A revolutionary pricing model for agency and client relationships is needed to secure the future of the advertising sector, according to membership body the IPA which believes that too much emphasis is still placed on time-based models.
In a year of industry disruption, the IPA has released the ‘Price for Success’ report which aims to offer alternative and more sustainable commercial models for its members.
Created by marketing advisory Alchemists and overseen by the chair of the IPA’s commercial leadership group, Marc Nohr, Group Chief Executive of Miroma and Chair of Fold 7, the report offers a new model based around eight core commercial components and will allow agencies to access six key pricing factors which they can score themselves and their clients against.
A process and framework to create appropriate pricing for agency products and services and real questions answered by member agencies are also included too.
Claiming to offer ‘the most advanced approach to how to price agency services,’ the recommendations focus on a move away from cost to an up-front deal to a result-based transaction valued around output.
The innovation imperative
Writing in the report, Nohr said: “Innovation in the way agencies price their services has lagged behind the innovation shown in the products and services they offer.”
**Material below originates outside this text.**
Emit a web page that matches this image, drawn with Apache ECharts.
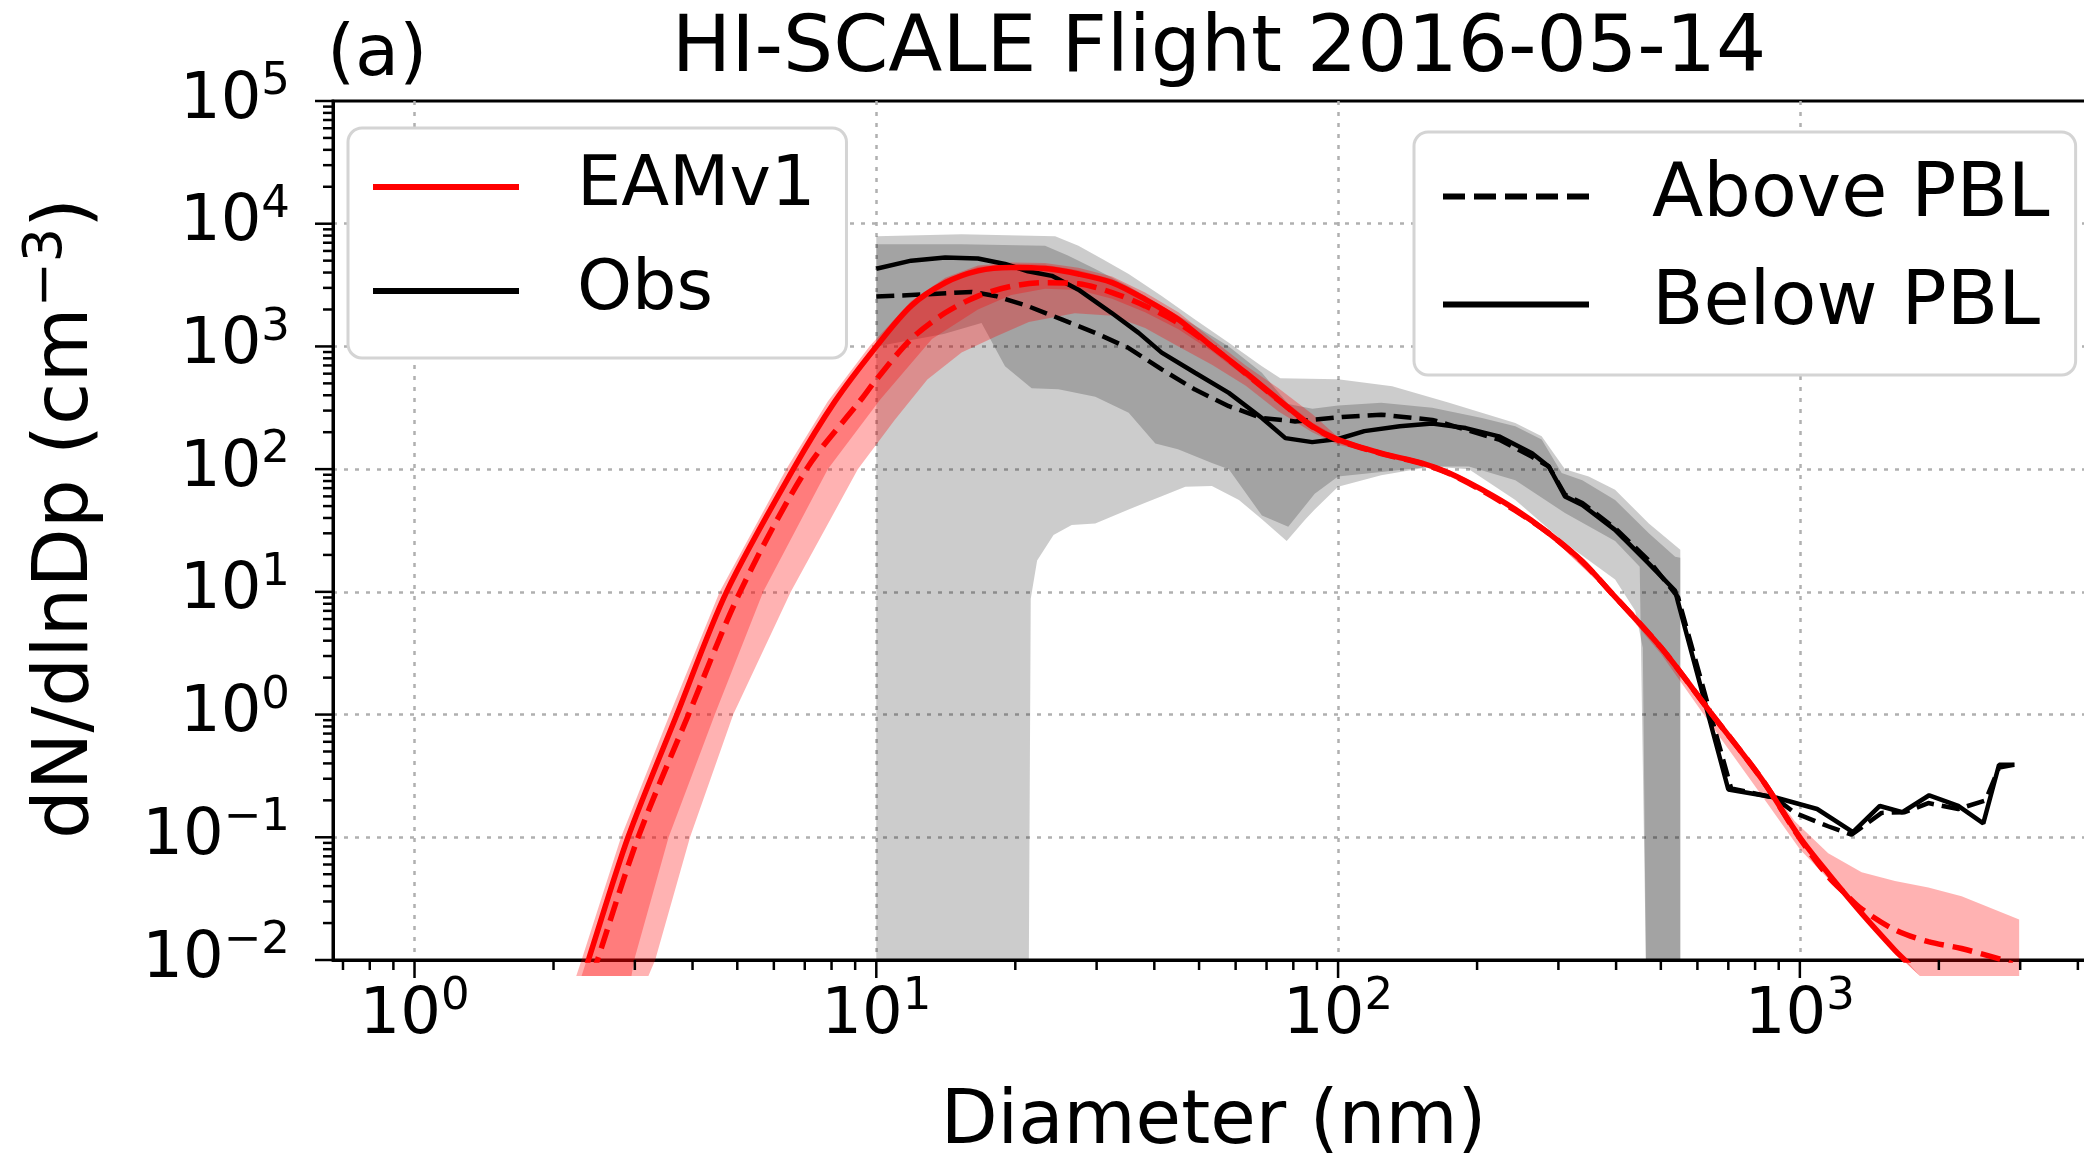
<!DOCTYPE html>
<html>
<head>
<meta charset="utf-8">
<title>HI-SCALE Flight 2016-05-14</title>
<script src="https://cdn.jsdelivr.net/npm/echarts@6.0.0/dist/echarts.min.js"></script>
<style>
  html, body { margin: 0; padding: 0; background: #fff; }
  #chart { width: 2084px; height: 1159px; }
</style>
</head>
<body>
<div id="chart"></div>
<script>
// [diameter (nm), dN/dlnDp (cm-3)]
var eamBelow = [[2.32, 0.0074], [2.38, 0.01], [2.90, 0.1], [3.70, 1], [4.74, 10], [6.61, 100], [8.13, 355], [10.0, 1000],
  [11.9, 2140], [14.1, 3300], [16.6, 4130], [19.6, 4400], [23.2, 4310], [27.4, 3890], [32.4, 3310], [38.2, 2420],
  [45.1, 1660], [53.3, 1000], [63.1, 610], [74.3, 369], [87.9, 224], [100, 174], [124, 135], [152, 112], [174, 93],
  [205, 68], [242, 47], [286, 30], [338, 17.8], [389, 10], [501, 3.5], [646, 1.0], [826, 0.30], [1000, 0.1],
  [1151, 0.051], [1361, 0.024], [1607, 0.012], [1687, 0.01], [1820, 0.0074]];
var eamAbove = [[2.43, 0.0074], [2.49, 0.01], [3.05, 0.1], [3.92, 1], [5.07, 10], [7.06, 100], [9.27, 369], [10.0, 537],
  [11.9, 1150], [14.1, 1880], [16.6, 2570], [19.6, 3090], [23.2, 3310], [27.4, 3240], [32.4, 2750], [38.2, 2140],
  [45.1, 1550], [53.3, 1000], [63.1, 600], [74.3, 365], [87.9, 222], [100, 172], [124, 134], [152, 111], [174, 92],
  [205, 67], [242, 46], [286, 30], [338, 17.6], [389, 10], [501, 3.5], [646, 1.0], [826, 0.30], [1000, 0.098],
  [1151, 0.048], [1251, 0.035], [1361, 0.026], [1607, 0.0176], [1897, 0.0141], [2239, 0.0124], [2754, 0.010], [2884, 0.0093]];
var obsBelow = [[10, 4300], [11.9, 5000], [14.1, 5300], [16.6, 5200], [19, 4700], [21.3, 4100], [24, 3760], [27.4, 2900],
  [32.3, 1880], [37, 1290], [41.5, 890], [49, 610], [58, 418], [68.4, 261], [76.9, 179], [87.9, 166], [100, 176],
  [114, 204], [136, 224], [160, 235], [189, 216], [223, 185], [263, 135], [286, 105], [310, 60], [338, 51], [398, 32],
  [471, 17], [537, 10.2], [545, 8.2], [700, 0.245], [890, 0.21], [1090, 0.17], [1303, 0.11], [1490, 0.18], [1667, 0.16],
  [1906, 0.22], [2203, 0.18], [2496, 0.13], [2700, 0.39], [2917, 0.39]];
var obsAbove = [[10, 2550], [12.9, 2660], [16.1, 2780], [18.1, 2580], [21.3, 2130], [25.2, 1660], [29.8, 1290], [35.2, 970],
  [41.5, 650], [49, 445], [58, 326], [68.4, 261], [80.7, 245], [102, 266], [124, 278], [160, 252], [189, 210], [223, 174],
  [263, 126], [286, 105], [310, 62], [338, 53], [398, 33], [471, 18], [545, 9], [710, 0.25], [883, 0.21], [975, 0.158],
  [1151, 0.123], [1294, 0.105], [1503, 0.158], [1687, 0.16], [1897, 0.19], [2203, 0.17], [2524, 0.20], [2700, 0.37], [2917, 0.39]];

// shaded ranges: upper and lower edges
var eamWideHi = [[2.24, 0.0074], [2.30, 0.01], [2.80, 0.1], [3.57, 1], [4.58, 10], [6.38, 100], [7.85, 355], [9.66, 1000],
  [11.9, 2340], [14.1, 3630], [16.6, 4570], [19.6, 4840], [23.2, 4790], [27.4, 4370], [32.4, 3720], [38.2, 2750],
  [45.1, 1900], [53.3, 1150], [63.1, 700], [74.3, 457], [87.9, 282], [100, 182], [124, 138], [152, 115], [205, 69],
  [286, 31], [389, 10.2], [501, 3.6], [646, 1.02], [826, 0.32], [975, 0.135], [1152, 0.074], [1361, 0.052],
  [1607, 0.044], [1898, 0.039], [2240, 0.033], [2985, 0.0214]];
var eamWideLo = [[3.21, 0.0074], [3.32, 0.01], [3.95, 0.1], [4.90, 1], [6.53, 10], [9.12, 100], [10.96, 251], [12.9, 537],
  [15.3, 891], [18.1, 1200], [21.4, 1585], [26.9, 1860], [32.4, 1780], [38.2, 1410], [45.1, 1000], [53.3, 708],
  [63.1, 479], [74.3, 295], [87.9, 200], [100, 158], [124, 132], [152, 110], [205, 66], [286, 29], [389, 9.6],
  [501, 3.1], [646, 0.80], [826, 0.22], [1000, 0.08], [1151, 0.046], [1361, 0.023], [1607, 0.0115], [1820, 0.0074],
  [2985, 0.0074]];
var eamNarrowHi = [[2.30, 0.0074], [2.36, 0.01], [2.86, 0.1], [3.66, 1], [4.69, 10], [6.53, 100], [9.89, 1000],
  [11.9, 2290], [14.1, 3550], [16.6, 4430], [19.6, 4710], [23.2, 4620], [27.4, 4170], [32.4, 3550], [38.2, 2590],
  [45.1, 1780], [53.3, 1070], [63.1, 653], [74.3, 395], [87.9, 240], [100, 182], [124, 138], [152, 115], [205, 69],
  [286, 31], [389, 10.2], [501, 3.6], [646, 1.02], [826, 0.31], [1000, 0.103], [1151, 0.053], [1361, 0.025],
  [1607, 0.0125], [1820, 0.0074]];
var eamNarrowLo = [[2.95, 0.0074], [2.99, 0.01], [3.55, 0.1], [4.47, 1], [5.69, 10], [7.85, 100], [10.2, 369],
  [13.2, 1150], [16.6, 2000], [19.6, 2630], [23.2, 2950], [27.4, 2880], [32.4, 2450], [38.2, 1900], [45.1, 1380],
  [53.3, 912], [63.1, 562], [74.3, 339], [87.9, 209], [100, 166], [124, 132], [152, 110], [205, 66], [286, 29],
  [389, 9.8], [501, 3.47], [646, 0.98], [826, 0.28], [1000, 0.095], [1151, 0.049], [1361, 0.023], [1607, 0.0115],
  [1820, 0.0074]];
var obsOuterHi = [[10, 7900], [15.3, 8200], [24.4, 7900], [27.4, 6600], [31, 5100], [35.2, 3900], [41.5, 2570], [49, 1660],
  [58, 1070], [68.4, 690], [75, 550], [100, 540], [131, 474], [174, 347], [242, 238], [276, 185], [310, 100], [349, 87],
  [398, 68], [471, 36], [551, 22]];
var obsOuterLo = [[10, 0.01], [21.4, 0.01], [21.6, 8.8], [22.3, 18], [24.2, 29], [26.5, 35], [29.8, 36], [35.2, 47],
  [38.6, 54], [41.5, 60], [46.7, 72], [53.3, 73], [61, 56], [68.4, 39], [77.4, 26], [85, 39], [89, 47], [100, 72],
  [124, 89], [160, 105], [192, 100], [242, 56], [310, 25], [398, 12.6], [440, 7], [457, 3.5], [464, 0.01], [551, 0.01]];
var obsInnerHi = [[10, 6800], [15.3, 6800], [23.2, 6600], [26, 5500], [29.8, 4270], [35.2, 3090], [41.5, 2140], [49, 1480],
  [58, 1000], [68.4, 610], [78, 340], [88, 310], [100, 330], [124, 347], [160, 316], [205, 261], [242, 224], [276, 174],
  [305, 93], [338, 81], [398, 56], [471, 30], [537, 19.3], [551, 19]];
var obsInnerLo = [[10, 1000], [14, 1260], [16.9, 1550], [19, 690], [21.7, 457], [24.8, 447], [29.8, 389], [35.2, 288],
  [40.2, 162], [45, 145], [53.3, 112], [58, 100], [68.4, 42], [78, 34], [89, 63], [100, 87], [124, 95], [160, 105],
  [192, 105], [242, 81], [310, 44], [398, 26], [450, 16], [464, 0.01], [551, 0.01]];

// axes
var xMajor = [1, 10, 100, 1000];
var yMajor = [0.01, 0.1, 1, 10, 100, 1000, 10000, 100000];
var minorSteps = [2, 3, 4, 5, 6, 7, 8, 9];
var xMin = 0.666, xMax = 4335, yMin = 0.01, yMax = 100000;

var font = 'DejaVu Sans';
var chart = echarts.init(document.getElementById('chart'));

// legend handles drawn as paths: a plain bar and five dashes
var solidIcon = 'path://M0,0H146V6H0Z';
var dashIcon = 'path://M0,0H22V6H0Z M31,0H53V6H31Z M62,0H84V6H62Z M93,0H115V6H93Z M124,0H146V6H124Z';

function minors(majors, lo, hi) {
  var out = [];
  for (var i = -1; i < majors.length; i++) {
    var base = i < 0 ? majors[0] / 10 : majors[i];
    minorSteps.forEach(function (s) {
      var v = base * s;
      if (v > lo && v < hi) out.push(v);
    });
  }
  return out;
}

function powLabel(v) {
  var l = Math.log10(v), e = Math.round(l);
  if (Math.abs(l - e) > 1e-6) return '';
  return '{b|10}{s|' + (e < 0 ? '\u2212' + (-e) : e) + '}';
}

var labelRich = {
  b: { fontFamily: font, fontSize: 64, color: '#000', verticalAlign: 'bottom', lineHeight: 64 },
  s: { fontFamily: font, fontSize: 45, color: '#000', verticalAlign: 'bottom', lineHeight: 45, padding: [0, 0, 28, 0] }
};

function band(name, hi, lo, color) {
  var pts = hi.concat(lo.slice().reverse());
  return {
    type: 'custom', name: name, data: pts, silent: true, z: 1,
    renderItem: function (params, api) {
      if (params.dataIndex !== 0) return null;
      return {
        type: 'polygon',
        shape: { points: pts.map(function (p) { return api.coord(p); }) },
        style: { fill: color }
      };
    }
  };
}

function curve(name, data, color, width, dash, smooth) {
  return {
    type: 'line', name: name, data: data, symbol: 'none', smooth: smooth, silent: true, z: 3,
    lineStyle: { color: color, width: width, type: dash || 'solid' }
  };
}

function tickSeries(name, onX) {
  var vals = onX ? xMajor.map(function (v) { return [v, 1]; }).concat(minors(xMajor, xMin, xMax).map(function (v) { return [v, 0]; }))
                 : yMajor.map(function (v) { return [v, 1]; }).concat(minors(yMajor, yMin, yMax).map(function (v) { return [v, 0]; }));
  return {
    type: 'custom', name: name, silent: true, z: 5,
    data: vals.map(function (t) { return onX ? [t[0], yMin, t[1]] : [xMin, t[0], t[1]]; }),
    renderItem: function (params, api) {
      var p = api.coord([api.value(0), api.value(1)]);
      var len = api.value(2) ? 18 : 10;
      var shape = onX ? { x1: p[0], y1: p[1], x2: p[0], y2: p[1] + len }
                      : { x1: p[0], y1: p[1], x2: p[0] - len, y2: p[1] };
      return { type: 'line', shape: shape, style: { stroke: '#000', lineWidth: 2.5 } };
    }
  };
}

function legendEntry(name, color) {
  return { type: 'line', name: name, data: [], symbol: 'none', lineStyle: { color: color }, itemStyle: { color: color } };
}

var legendBox = {
  orient: 'vertical', align: 'left', selectedMode: false, itemWidth: 146, itemHeight: 6,
  backgroundColor: '#fff', borderColor: '#d4d4d4', borderWidth: 3, borderRadius: 14
};

var option = {
  animation: false,
  backgroundColor: '#fff',
  title: [
    { text: 'HI-SCALE Flight 2016-05-14', left: 1214, top: 6, textAlign: 'center',
      textStyle: { fontFamily: font, fontSize: 79, fontWeight: 'normal', color: '#000' } },
    { text: '(a)', left: 322, top: 15,
      textStyle: { fontFamily: font, fontSize: 72, fontWeight: 'normal', color: '#000' } }
  ],
  legend: [
    Object.assign({}, legendBox, {
      data: [{ name: 'EAMv1', icon: solidIcon }, { name: 'Obs', icon: solidIcon }],
      left: 348, top: 128, padding: [24, 31, 32, 25], itemGap: 34,
      textStyle: { fontFamily: font, fontSize: 70, color: '#000', lineHeight: 70, padding: [0, 0, 0, 53] }
    }),
    Object.assign({}, legendBox, {
      data: [{ name: 'Above PBL', icon: dashIcon }, { name: 'Below PBL', icon: solidIcon }],
      left: 1414, top: 132, padding: [27, 26, 33, 29], itemGap: 33,
      textStyle: { fontFamily: font, fontSize: 75, color: '#000', lineHeight: 75, padding: [0, 0, 0, 58] }
    })
  ],
  grid: { left: 333, right: -10, top: 101, bottom: 199, outerBoundsMode: 'none',
    show: true, borderColor: '#000', borderWidth: 3, backgroundColor: 'transparent' },
  xAxis: {
    type: 'log', logBase: 10, min: xMin, max: xMax,
    name: 'Diameter (nm)', nameLocation: 'middle', nameGap: 127,
    nameTextStyle: { fontFamily: font, fontSize: 74, color: '#000' },
    axisLine: { show: true, lineStyle: { color: '#000', width: 3 } },
    axisTick: { show: false },
    axisLabel: { formatter: powLabel, margin: 24, rich: labelRich },
    splitLine: { show: true, showMinLine: false, showMaxLine: false, lineStyle: { color: '#b0b0b0', width: 2.5, type: [4, 7] } }
  },
  yAxis: {
    type: 'log', logBase: 10, min: yMin, max: yMax,
    name: '{n|dN/dlnDp (cm}{s|\u22123}{n|)}', nameLocation: 'middle', nameGap: 228,
    nameTextStyle: { padding: [0, 0, 0, 24], rich: {
      n: { fontFamily: font, fontSize: 77, color: '#000', verticalAlign: 'bottom', lineHeight: 77 },
      s: { fontFamily: font, fontSize: 54, color: '#000', verticalAlign: 'bottom', lineHeight: 54, padding: [0, 0, 31, 0] }
    } },
    axisLine: { show: true, lineStyle: { color: '#000', width: 3 } },
    axisTick: { show: false },
    axisLabel: { formatter: powLabel, margin: 43, rich: labelRich },
    splitLine: { show: true, showMinLine: false, showMaxLine: false, lineStyle: { color: '#b0b0b0', width: 2.5, type: [4, 7] } }
  },
  series: [
    band('Obs range A', obsOuterHi, obsOuterLo, 'rgba(0,0,0,0.2)'),
    band('Obs range B', obsInnerHi, obsInnerLo, 'rgba(0,0,0,0.2)'),
    band('EAMv1 range A', eamWideHi, eamWideLo, 'rgba(255,0,0,0.3)'),
    band('EAMv1 range B', eamNarrowHi, eamNarrowLo, 'rgba(255,0,0,0.3)'),
    curve('Obs above PBL', obsAbove, '#000', 4.5, [18, 8], false),
    curve('Obs below PBL', obsBelow, '#000', 4.5, null, false),
    curve('EAMv1 above PBL', eamAbove, '#ff0000', 5.5, [20, 9], 0.3),
    curve('EAMv1 below PBL', eamBelow, '#ff0000', 5.5, null, 0.3),
    tickSeries('x ticks', true),
    tickSeries('y ticks', false),
    legendEntry('EAMv1', '#ff0000'),
    legendEntry('Obs', '#000'),
    legendEntry('Above PBL', '#000'),
    legendEntry('Below PBL', '#000')
  ]
};

chart.setOption(option);
</script>
</body>
</html>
He went on to question the use of timesheets as a measurement tool and the continued trend by agencies to drive down their prices without identifying any operational efficiencies.
“Unless agencies face up to the many and varied challenges they face commercially and change the way they price their products and services, they are colluding in their own demise. This report gives them the tools to skill up, get good at it, and ultimately secure their own future,” stated Nohr.
Adding his hope that the new guide would help agencies adopt a more agile process, Vlad Komanicky, founding partner of Alchemists said the advice would enable the building of partnerships with clients and understand the state of their relationships.
“By identifying this, they will know where they stand in terms of the potential risks and rewards for any commercial partnership,” said Komanicky.
The document has been released to build on a paper released in 2019 on pricing while showing agencies that they are “well set-up” to evolve their current models.